How to use this template
- Create one log entry at the end of each shift and capture only the incidents, tickets, and watch items that are still active or need follow-up.
- Assign a DRI for each open item and record whether it is blocking or non-blocking, along with the next action and any escalation threshold.
- Link the relevant incident ticket, alert, dashboard, or runbook so the incoming shift can verify the current state without searching across tools.
- Review the log with the incoming lead, confirm any changes in priority or ownership, and resolve any unclear handoff items before the outgoing shift closes.
- Update the log after the handoff if a critical event changes status, then archive or roll it forward according to your team’s shift record process.
Best practices
- Write each checklist item as a single, verifiable action or status so the next shift can answer yes, no, or N/A without interpretation.

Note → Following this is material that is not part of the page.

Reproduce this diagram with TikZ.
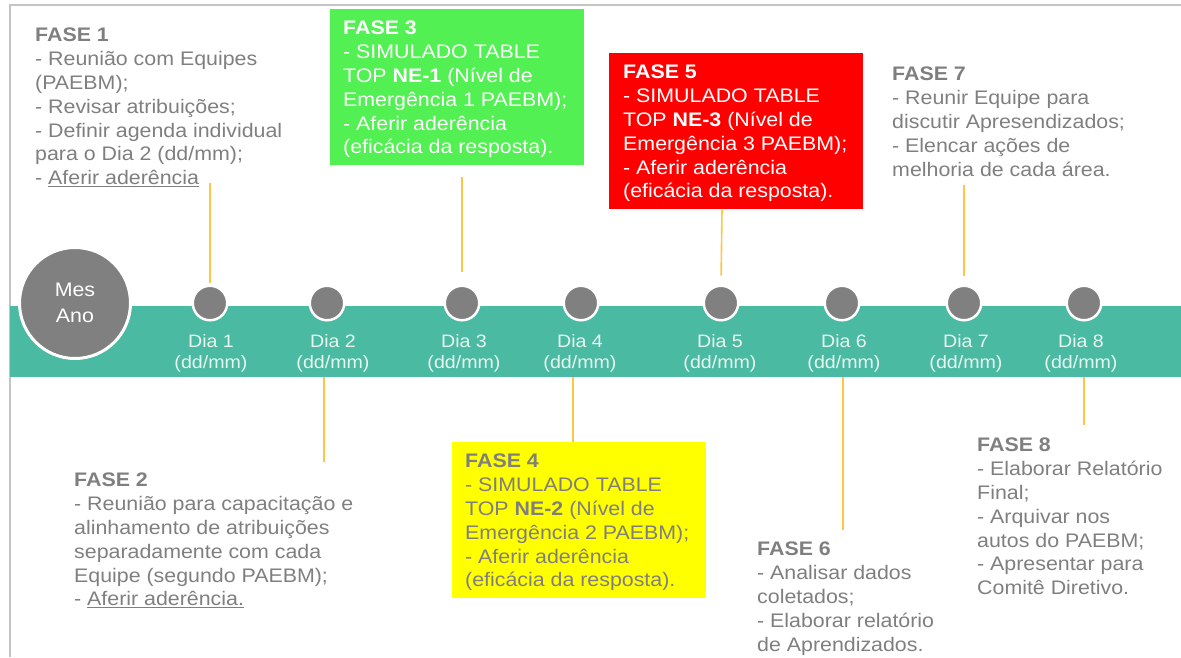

- Separate blocking incidents from non-blocking watch items so the incoming team can prioritize by urgency instead of by chronology.
- Record the exact escalation threshold, such as a timer, alert condition, or severity trigger, rather than using vague language like 'keep an eye on it.'
- Include the next expected verification step for every open issue so the incoming DRI knows what to check first.
- Use consistent severity and priority labels across shifts, and reserve critical for safety, compliance, or service-impacting conditions.
- Keep the handoff focused on active operational work; resolved tickets and historical context belong in the incident record, not the shift log.
- Link to the source of truth for each item, such as the ticket, monitoring alert, or runbook, so the handoff stays current when conditions change.
What this template typically catches
Issues teams running this template most often surface in practice:
Common use cases
Frequently asked questions
What is this template used for?
This template is used to record the operational state at the end of a NOC shift so the next team can continue without re-triaging everything. It captures open incidents, ticket status, escalation thresholds, watch items, and any blocking dependencies. The goal is to make the handoff atomic: each item should be clear enough for the next DRI to act on immediately.
Who should complete the handoff log?
The outgoing shift lead or designated DRI should complete it, with input from the engineers who handled active tickets or incidents. In smaller NOCs, one person can own the log, but the content should still reflect the actual operational state, not assumptions. The incoming lead should review and acknowledge it before taking over.
How often should this log recur?
It should recur every shift change, whether that is day-to-night, night-to-day, or a rotating coverage model. If your NOC runs 24/7, the recurrence should match the handoff cadence rather than a calendar week or month. The log is most useful when it is completed at the end of each shift and reviewed at the start of the next one.
What should be included in a good handoff?
Include the current status of each open incident, the latest ticket updates, any escalation thresholds that have been reached or are approaching, and watch items that need monitoring. Add the next action, the owner, and whether the item is blocking or non-blocking. If a detail would change the next shift's priority, it belongs in the log.
What are the common mistakes with shift handoffs?
The most common mistake is writing vague notes like 'monitor issue' without stating what to watch, what threshold matters, or what action to take. Another pitfall is mixing resolved work with active work, which makes the incoming team waste time sorting status. Avoid compound checklist items and make each entry independently verifiable with a clear yes, no, or N/A outcome.
Is this template suitable for ITIL-style operations?
Yes, it fits well with ITIL service-management runbooks because it preserves incident context, ownership, and escalation state across shifts. It supports a clean operational record that can be referenced during incident reviews or service restoration. It is not a replacement for a full incident management process, but it works well as the shift-level handoff artifact.
Can we customize it for different environments or tools?
Yes, you can tailor the fields to match your ticketing system, monitoring stack, or on-call workflow. Many teams add service names, severity labels, SLA timers, maintenance windows, or links to dashboards and incident channels. Keep the structure focused on what the next shift needs to know, not on every possible data point.
How does this compare to ad-hoc notes in chat or email?
Ad-hoc notes are easy to miss, hard to search, and often lack a consistent format, which creates avoidable gaps during shift changes. A dedicated handoff log gives you a repeatable record with the same fields every time, so the incoming team can scan quickly and act. It also makes accountability clearer because each item has a DRI and a defined next step.
What integrations are useful with this template?
This template works well alongside ticketing systems, incident channels, monitoring dashboards, and paging tools. You can link to the relevant incident ticket, alert, runbook, or status page so the next shift can verify details without searching. Integrations should support faster review, not replace the written handoff.